“Богиня”, про которую в ходе съемок много чего было известно и почти ничего не понятно, по итогам не понравилась почти никому. Не то чтобы неоконченная, но явно не полностью сыгранная пьеса, построенная к тому же на одних только диссонансах, она исправно и намеренно режет глаз и ухо. И вместе с тем являет пример беспрецедентной, почти самоубийственной авторской искренности, на какую, кажется, физически не способны режиссеры более сильные и умелые, чем Литвинова.
Писать что-либо членораздельное об этом фильме вообще странно и трудно — даже в самом трепетном пересказе невозможно приблизиться к его запинающейся интонации, к его недоговоренным разговорам, принципиально не додуманным до конца и потому оборванным на полуслове сценам. В любом пересказе эта история неизбежно покажется более гладкой, глянцевой, чем она есть.

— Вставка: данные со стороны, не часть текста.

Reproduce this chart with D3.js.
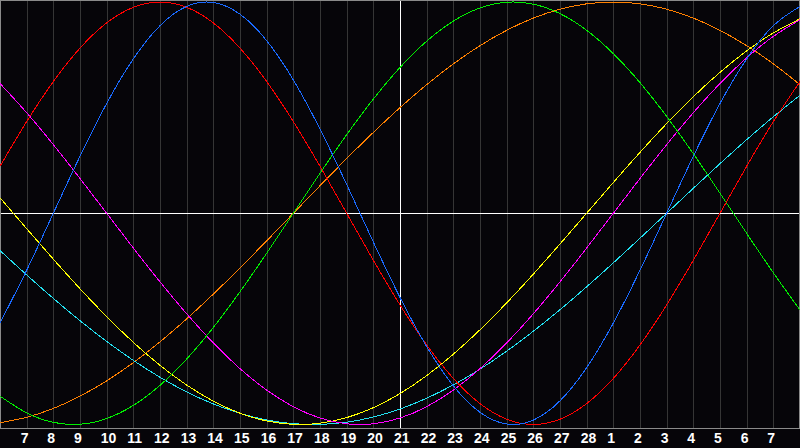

“Богиня” рваным пунктиром рассказывает о 10 последних днях странной жизни следовательницы Фаины — всегдашней литвиновской полудивы, у которой дитриховская стальная проволока в позвоночнике сочетается с дырками на чулках, а декадентский подвыв в интонациях с простецким “этта самое” через два слова на третье. Как такую взяли на работу в милицию, вообще большой вопрос, потому что она явно больна на всю голову, к тому же пьет коньяк по утрам и в обед тоже. Ее явное несоответствие занимаемой должности тревожит не только зрителя, но и коллег, особенно возмущается ему энергично сыгранный Константином Мурзенко следователь Егоров (которого героиня переименовывает в Ягуарова и который обречен в этом переименованном виде жить и работать).
Из обстоятельств сюжета можно, однако, заключить, что в милицию героиню взяли потому, что при всех своих безумствах и дуростях она чертовски хороший следователь. Во всяком случае, счастливо (пусть и с опозданием на год) раскрывает дело об украденной девочке, почти спасает заложницу, захваченную ее бывшим подследственным.
Дела эти раскрыты, но не закрыты: у героини остались вопросы к тем, кто ушел от прямого разговора с ней в мир мертвых, — к подследственному, влюбившемуся (как, собственно, все мужчины в “Богине”) в свою дознавательницу и сиганувшему с подоконника, к семейной паре безумных врачей-изуверов, полоснувших друг друга по горлу при милицейском захвате. К другим каким-то смутным людям, не поместившимся в дневную, реалистическую часть фильма, зато исправно возникающим в снах следовательницы. За ними Фаина отправляется — с причесанной головой и казенной папкой в руках, через зеркало, с помощью инъекции потенциально смертельного вещества.
Все рассказанное выше, равно как и случившееся дальше, могло бы стать основой для вполне себе снобистского мистического триллера или же декоративной фотоистории в журнале Vogue (обложками которого престранно украшена одна из ключевых декораций фильма — служащая шлюзом между жизнью и сном мистическая столовка, где из всей пищи “только коньяк не отравлен” и где героиня регулярно и отважно ест суп дня).
Но “Богиня” — несовершенная, надломленная, будто бы потерявшая при прохождении через зеркало и обратно какую-то немаловажную часть себя, — не имеет отношения ни к гламуру, ни к макабру. Она кажется вещью настолько личной, что, говоря о ней, решительно не хочется перечислять оказавших на нее влияние кинематографические имена (хотя да — в упомянутой выше столовой действительно сидит неузнаваемая и страшная Лора Палмер). А досмотрев ее, чувствуешь приблизительно то же, что, должно быть, чувствовала следовательница Фаина, когда ближе к концу фильма кто-то протянул ей собственное окровавленное сердце, тихо пояснив: “И это — тоже ваше”.